Bem, como já mostramos, esses bens e prazeres da terra nada mais são do que os recursos que garantem a sobrevivência do indivíduo e sua perpetuação. Esses desejo não é próprio do indivíduo, isto é, ninguém pode efetivamente dizer eu quero ser rico, ter poder e uma mulher/homem do meu gosto, mas deve dizer eu herdei esses desejos, que são a garantia natural de que conservarei a minha vida e a transmitirei. Não são meus desejos, são os desejos da minha espécie. Resta então encontrar qual é o verdadeiro desejo do ser humano.    

Se o ser humano fosse de fato apenas um animal, não existiria a vontade própria do indivíduo. É o que dizem os evolucionistas modernos, conduzidos pela aplicação logicamente rigorosa de seus princípios. Se Sartre chegou à conclusão de que o homem é uma paixão inútil, todos os evolucionistas deveriam chegar à conclusão de que as paixões são úteis para a espécie. Mas nesse caso, resta um problema a ser resolvido, que é o problema do próprio evolucionista que chegou à sua conclusão e se pergunta o que fazer então.

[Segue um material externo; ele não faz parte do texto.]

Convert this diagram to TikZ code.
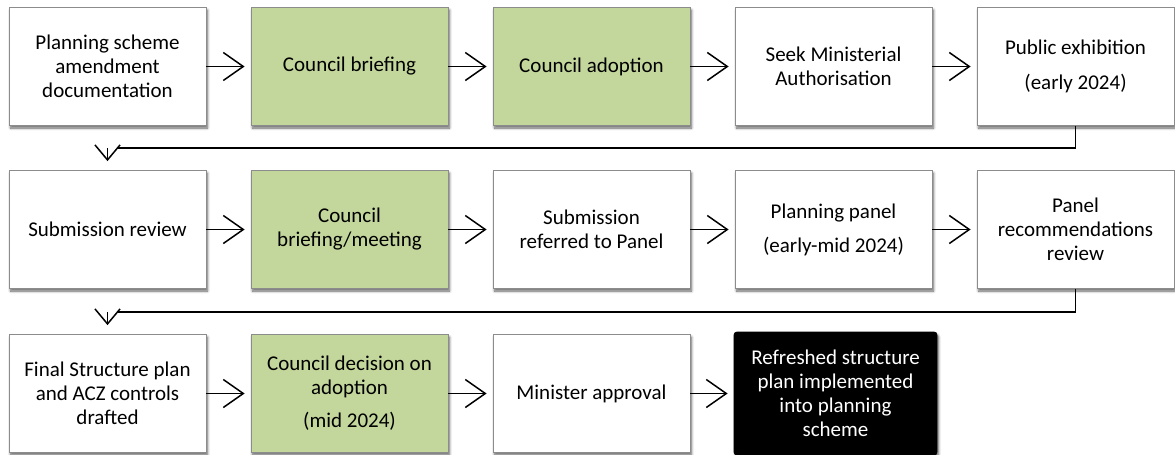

Para ser rigorosamente coerente com os seus próprios princípios, o melhor a fazer é entregar-se à realização das paixões. Nessa perspectiva, a felicidade é um artifício natural alcançada apenas pelos homens que realizam os impulsos naturais. Mas não pensemos que entregar-se às paixões significa passar o resto da vida comendo (entenda-se no duplo sentido)  e bebendo.  Significa utilizar toda a força intelectual e física para obter segurança, riqueza, poder e filhos. O bem e o mal não estão em discussão; o que importa é obter segurança, riqueza, poder e filhos, qualquer que seja o método, contanto que o método não venha a destruir a própria vida. Não há espaço para discutir se uma ação é intrinsecamente boa ou má; é boa ou má na medida em que a ação possa construir ou destruir aqueles valores.    

Mas esse raciocínio cairia por terra se o pressuposto de que o ser humano é apenas um animal não fosse válido. De fato, o ser humano tem uma natureza espiritual, que é a única e verdadeira explicação para o fato de conseguir adquirir consciência da sua condição animal. Essa consciência da própria condição não é de modo algum um acidente nocivo à evolução, como sugeri anteriormente, mas um impulso interior que resgata o indivíduo de aspirações meramente animais para as aspirações verdadeiramente humanas. Toda a evolução existiu tendo em vista a formação do ser humano, uma criatura animal e espiritual, sujeita às leis da evolução, mas também às leis da natureza espiritual, imortal e indestrutível. Essa natureza espiritual aspira o que lhe é próprio, assim como a animal, mas suas aspirações são diferentes. A animal aspira ao que é, como ela, perecível e passageira, a espiritual aspira ao que é, como ela, eterna e permanente.

Alguém poderia exigir nesse ponto provas e evidências da existência dessa natureza espiritual. São provas e evidências análogas a que qualquer um teria para provar que o céu é azul. A evidência é a história humana, compilada nas manifestações de consciência da realidade espiritual presentes em todas as culturas. Os evolucionistas buscam todas as causas materiais possíveis para essas manifestações, tudo para não admitir a realidade espiritual. Não é difícil encontrar explicações tampão. Para isso existe até receita pronta.

Demonstrar que a realidade espiritual é verdadeira é uma tarefa tão impossível quanto demonstrar que tudo o que experienciamos é real. Alguém pode acreditar que a realidade espiritual não existe, mas isso é tão absurdo quanto acreditar que a vida é um sonho. A lógica genética tem sido utilizada como o método padrão para excluir do campo intelectual qualquer referência à transcendência da realidade humana, em uma tentativa pretensiosamente científica de dar respostas definitivas para fatos que ela está muito longe de explicar. Se de fato alguma de suas explicações tem fornecido alguma luz sobre a origem do comportamento humano, sua maior contribuição foi eliminar o que ainda restava de romantismo e idealismo no modo de ver as paixões, substituindo-os por uma visão objetiva e trivial do que antes parecia ter uma origem nobre. No entanto, além de negar a natureza espiritual, esse evolucionismo também nega a existência de qualquer sentido transcendente no universo e no homem.

Não é nada fácil explicar como foi possível que processos totalmente desprovidos de sentido tenham sido capazes de produzir indivíduos inteligentes desejosos de encontrar um sentido para a sua existência. Há dois grupos de explicações possíveis; o primeiro simplesmente admite a existência de uma realidade transcendente; o segundo, sendo materialista, não tem uma resposta simples para a questão. Entre duas explicações para um mesmo fenômeno, na impossibilidade de aferir diretamente as hipóteses, a ciência sempre optou pela mais simples. E, para esse caso, é bem claro qual das duas hipóteses é a mais simples.